Software-Defined Defragmentation in Space-Division Multiplexing With Quasi-Hitless Fast Core Switching

Abstract

Multicore fibres (MCF) offer the opportunity of both increasing communication capacity as well as offering enhanced flexibility in the network scenario. Software-defined networks (SDN) are capable of handling novel functionalities coming from physical layer with the aim of better exploit overall connectivity. In this paper, network defragmentation is considered combined with space-division multiplexing (SDM). In particular, SDN-driven effective defragmentation technique on a seven-core MCF is demonstrated.
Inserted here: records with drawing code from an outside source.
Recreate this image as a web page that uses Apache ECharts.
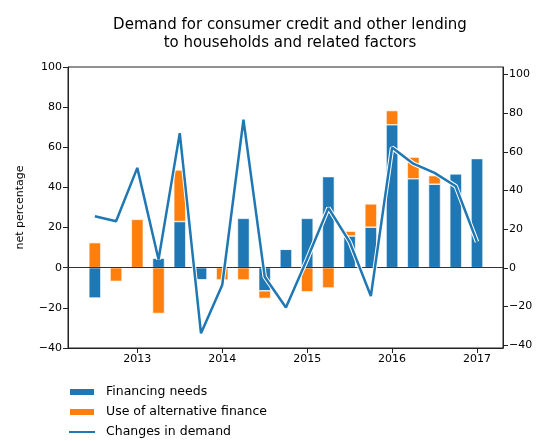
<!DOCTYPE html>
<html>
<head>
    <meta charset="UTF-8">
    <title>Demand for consumer credit</title>
    <script src="https://cdn.jsdelivr.net/npm/echarts@6/dist/echarts.min.js"></script>
    <style>
        html, body { margin: 0; padding: 0; background: #fff; }
        #chart { width: 540px; height: 441px; }
    </style>
</head>
<body>
    <div id="chart"></div>
    <script>
        // quarters (first day of quarter)
        var quarters = ['2012-07', '2012-10', '2013-01', '2013-04', '2013-07', '2013-10', '2014-01', '2014-04',
            '2014-07', '2014-10', '2015-01', '2015-04', '2015-07', '2015-10', '2016-01', '2016-04',
            '2016-07', '2016-10', '2017-01'];
        var financingNeeds = [-15.1, 0, 0, 4.7, 23.0, -6.1, 0, 24.6, -11.5, 9.2, 24.6, 45.4, 15.8, 20.2, 71.2, 44.3, 41.6, 46.8, 54.4];
        var alternativeFinance = [12.5, -6.8, 24.1, -22.8, 25.7, 0, -6.1, -6.1, -3.8, 0, -12.0, -10.1, 2.4, 11.6, 7.1, 10.8, 4.3, 0, 0];
        var changesInDemand = [26.7, 24.1, 51.7, 4.3, 69.7, -33.9, -8.9, 76.6, -4.6, -20.5, 4.5, 31.0, 13.4, -14.6, 62.2, 53.9, 49.1, 42.2, 13.4];
        var yearTicks = [2013, 2014, 2015, 2016, 2017];
        var rightTicks = [-40, -20, 0, 20, 40, 60, 80, 100];

        var chart = echarts.init(document.getElementById('chart'));

        function toYear(q) {
            var p = q.split('-');
            return +p[0] + (+p[1] - 1) / 12;
        }
        function fmt(v) { return String(v).replace('-', '\u2212'); }

        // main frame: date axis range
        var xMin = 2012.184, xMax = 2017.306;
        var gLeft = 68, gRight = 37, gTop = 67, gBottom = 93;
        var ppy = (540 - gLeft - gRight) / (xMax - xMin);
        // second grid holding the quarterly bars/line, aligned with the date axis
        var qLeft = gLeft + (toYear(quarters[0]) - xMin) * ppy - 0.125 * ppy;
        var qRight = 540 - (qLeft + quarters.length * 0.25 * ppy);

        var font = 'DejaVu Sans';
        var axisText = { color: '#000', fontFamily: font, fontSize: 11 };
        var dark = '#222';

        var option = {
            animation: false,
            title: {
                text: 'Demand for consumer credit and other lending\nto households and related factors',
                left: 285, top: 11, textAlign: 'center',
                textStyle: { fontFamily: font, fontSize: 15, fontWeight: 'normal', color: '#000', lineHeight: 18 }
            },
            grid: [
                { left: gLeft, right: gRight, top: gTop, bottom: gBottom, show: true, borderColor: dark, borderWidth: 1 },
                { left: qLeft, right: qRight, top: gTop, bottom: gBottom }
            ],
            legend: {
                orient: 'vertical', left: 68, top: 385, padding: 0, itemGap: 6, itemWidth: 26, itemHeight: 8,
                textStyle: { fontFamily: font, fontSize: 12.5, color: '#000', lineHeight: 14, padding: [0, 0, 0, 6] },
                data: [
                    { name: 'Financing needs', icon: 'rect' },
                    { name: 'Use of alternative finance', icon: 'rect' },
                    { name: 'Changes in demand', icon: 'path://M0,0 L0.01,0 M0,3 L26,3 L26,5 L0,5 Z M0,8 L0.01,8' }
                ]
            },
            xAxis: [{
                type: 'value', gridIndex: 0, min: xMin, max: xMax,
                axisLine: { onZero: false, lineStyle: { color: dark } },
                axisTick: { length: 5, customValues: yearTicks, lineStyle: { color: dark } },
                axisLabel: Object.assign({ customValues: yearTicks, margin: 6, formatter: function (v) { return String(v); } }, axisText),
                splitLine: { show: false }
            }, {
                type: 'category', gridIndex: 1, data: quarters, boundaryGap: true, show: false
            }],
            yAxis: [{
                type: 'value', gridIndex: 0, min: -40, max: 100, interval: 20,
                name: 'net percentage', nameLocation: 'middle', nameGap: 42,
                nameTextStyle: { fontFamily: font, fontSize: 11, color: '#000' },
                axisLine: { show: true, lineStyle: { color: dark } },
                axisTick: { show: true, length: 5, lineStyle: { color: dark } },
                axisLabel: Object.assign({ margin: 6, formatter: fmt }, axisText),
                splitLine: { show: false }
            }, {
                type: 'value', gridIndex: 0, min: -41.5, max: 103.9, position: 'right',
                axisLine: { show: true, lineStyle: { color: dark } },
                axisTick: { show: true, length: 5, customValues: rightTicks, lineStyle: { color: dark } },
                axisLabel: Object.assign({ customValues: rightTicks, margin: 6, formatter: fmt }, axisText),
                splitLine: { show: false }
            }, {
                type: 'value', gridIndex: 1, min: -40, max: 100, show: false, splitLine: { show: false }
            }, {
                type: 'value', gridIndex: 1, min: -41.5, max: 103.9, show: false, splitLine: { show: false }
            }],
            series: [{
                name: 'zero', type: 'line', xAxisIndex: 0, yAxisIndex: 0, data: [], z: 4, symbol: 'none',
                markLine: {
                    silent: true, symbol: 'none', label: { show: false }, animation: false,
                    lineStyle: { color: '#333', width: 1, type: 'solid' },
                    data: [{ yAxis: 0 }]
                }
            }, {
                name: 'Financing needs', type: 'bar', stack: 'total', barWidth: 12,
                xAxisIndex: 1, yAxisIndex: 2,
                itemStyle: { color: '#1f77b4', borderColor: '#fff', borderWidth: 0.6 },
                data: financingNeeds
            }, {
                name: 'Use of alternative finance', type: 'bar', stack: 'total', barWidth: 12,
                xAxisIndex: 1, yAxisIndex: 2,
                itemStyle: { color: '#ff7f0e', borderColor: '#fff', borderWidth: 0.6 },
                data: alternativeFinance
            }, {
                name: 'outline', type: 'line', xAxisIndex: 1, yAxisIndex: 3, symbol: 'none', z: 5,
                lineStyle: { color: '#fff', width: 4.5 },
                data: changesInDemand
            }, {
                name: 'Changes in demand', type: 'line', xAxisIndex: 1, yAxisIndex: 3, symbol: 'none', z: 6,
                itemStyle: { color: '#1f77b4' },
                lineStyle: { color: '#1f77b4', width: 2.5 },
                data: changesInDemand
            }]
        };

        chart.setOption(option);
    </script>
</body>
</html>
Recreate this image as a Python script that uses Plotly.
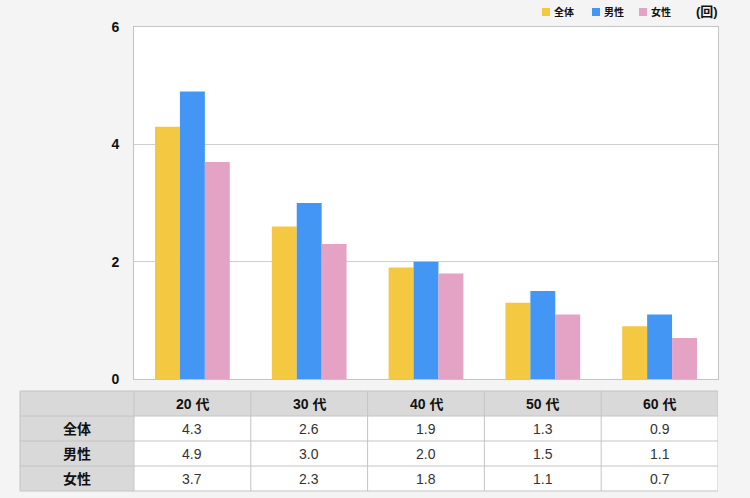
import plotly.graph_objects as go

categories = ["20 代", "30 代", "40 代", "50 代", "60 代"]
series_names = ["全体", "男性", "女性"]
all_vals = [4.3, 2.6, 1.9, 1.3, 0.9]
male_vals = [4.9, 3.0, 2.0, 1.5, 1.1]
female_vals = [3.7, 2.3, 1.8, 1.1, 0.7]
y_ticks = [0, 2, 4, 6]
unit_label = "(回)"

colors = ["#f5c842", "#4496f5", "#e4a3c4"]
series_vals = [all_vals, male_vals, female_vals]

W, H = 750, 498
FONT = "Liberation Sans, Noto Sans CJK JP, sans-serif"
GRAY = "#d9d9d9"
LINE = "#c4c4c4"


def py(p):
    return 1 - p / H


def px(p):
    return p / W


fig = go.Figure()
for name, vals, c in zip(series_names, series_vals, colors):
    fig.add_trace(go.Bar(x=categories, y=vals, name=name, showlegend=False,
                         marker=dict(color=c, line=dict(width=0))))

shapes = []
annotations = []


def ann(text, x, y, xref="paper", xanchor="center", size=14, color="#111111"):
    annotations.append(dict(text=text, x=x, xref=xref, y=y, yref="paper", xanchor=xanchor,
                            yanchor="middle", showarrow=False, font=dict(size=size, color=color)))


# ---- table (drawn below the plot, aligned with the category axis) ----
t_top, row_h = 391, 25
n_rows = 1 + len(series_names)
t_bot = t_top + row_h * n_rows
tx0, tx1 = 20, 134  # row-label column in pixels

shapes.append(dict(type="rect", xref="paper", yref="paper", x0=px(tx0), x1=px(718),
                   y0=py(t_bot), y1=py(t_top), fillcolor="white", line=dict(width=0), layer="below"))
shapes.append(dict(type="rect", xref="paper", yref="paper", x0=px(tx0), x1=px(718),
                   y0=py(t_top + row_h), y1=py(t_top), fillcolor=GRAY, line=dict(width=0), layer="below"))
shapes.append(dict(type="rect", xref="paper", yref="paper", x0=px(tx0), x1=px(tx1),
                   y0=py(t_bot), y1=py(t_top), fillcolor=GRAY, line=dict(width=0), layer="below"))
for r in range(n_rows + 1):
    yy = py(t_top + r * row_h)
    shapes.append(dict(type="line", xref="paper", yref="paper", x0=px(tx0), x1=px(718),
                       y0=yy, y1=yy, line=dict(color=LINE, width=1)))
for xx in (tx0, tx1):
    shapes.append(dict(type="line", xref="paper", yref="paper", x0=px(xx), x1=px(xx),
                       y0=py(t_bot), y1=py(t_top), line=dict(color=LINE, width=1)))
for i in range(len(categories)):
    xb = i + 0.5
    shapes.append(dict(type="line", xref="x", yref="paper", x0=xb, x1=xb,
                       y0=py(t_bot), y1=py(t_top), line=dict(color=LINE, width=1)))

for cat in categories:
    ann("<b>" + cat + "</b>", cat, py(t_top + row_h / 2), xref="x")
for r, (name, vals) in enumerate(zip(series_names, series_vals)):
    yc = py(t_top + row_h * (r + 1) + row_h / 2)
    ann("<b>" + name + "</b>", px((tx0 + tx1) / 2), yc)
    for cat, v in zip(categories, vals):
        ann(f"{v:.1f}", cat, yc, xref="x", color="#333333")

# ---- legend ----
leg_x = [542, 592, 639]
leg_y = 12
for x0, name, c in zip(leg_x, series_names, colors):
    shapes.append(dict(type="rect", xref="paper", yref="paper", x0=px(x0), x1=px(x0 + 8),
                       y0=py(leg_y + 4), y1=py(leg_y - 4), fillcolor=c, line=dict(width=0)))
    ann("<b>" + name + "</b>", px(x0 + 10), py(leg_y), xanchor="left", size=10)
ann("<b>" + unit_label + "</b>", px(707), py(leg_y), size=13)

fig.update_layout(
    width=W, height=H,
    margin=dict(l=0, r=0, t=0, b=0, autoexpand=False),
    paper_bgcolor="#f4f4f4",
    plot_bgcolor="white",
    barmode="group", bargap=0.36, bargroupgap=0,
    font=dict(family=FONT, size=12, color="#111111"),
    showlegend=False,
    xaxis=dict(domain=[px(134), px(718)], range=[-0.5, len(categories) - 0.5], showticklabels=False,
               showgrid=False, showline=True, linecolor=LINE, mirror=True, ticks=""),
    yaxis=dict(domain=[py(379), py(27)], range=[0, 6], tickvals=y_ticks,
               ticktext=[f"<b>{t}</b>" for t in y_ticks],
               showgrid=True, gridcolor="#cfcfcf", showline=True, linecolor=LINE, mirror=True,
               ticks="outside", ticklen=11, tickcolor="rgba(0,0,0,0)",
               tickfont=dict(size=14, color="#111111"), zeroline=False),
    shapes=shapes,
    annotations=annotations,
)

fig.write_html("out.html", config={"displayModeBar": False},
               post_script="document.body.style.margin='0';document.body.style.overflow='hidden';")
This paper includes a networking view about defragmentation principle exploiting SDN control plane. At the same time, an accurate model and numerical investigations reveal feasibility and system constraints. Push–pull operation for a coherent DQPSK transmission has been experimentally demonstrated together with full dynamic defragmentation. By using a high-speed-integrated dual-output intensity modulator switch for core adaptation in combination with hitless frequency shift, quasi-hitless SDN-driven reconfiguration performances are shown. Defragmentation for $40\,\text{Gb/s}$ DQPSK and $80\,\text{Gb/s}$ 16QAM signals is demonstrated. Switching from core 2 to core 1, $100\text{-}\text{GHz}$ frequency shift, and switching back to core 2 is obtained losing just $1800$ and $2600$ symbols, respectively.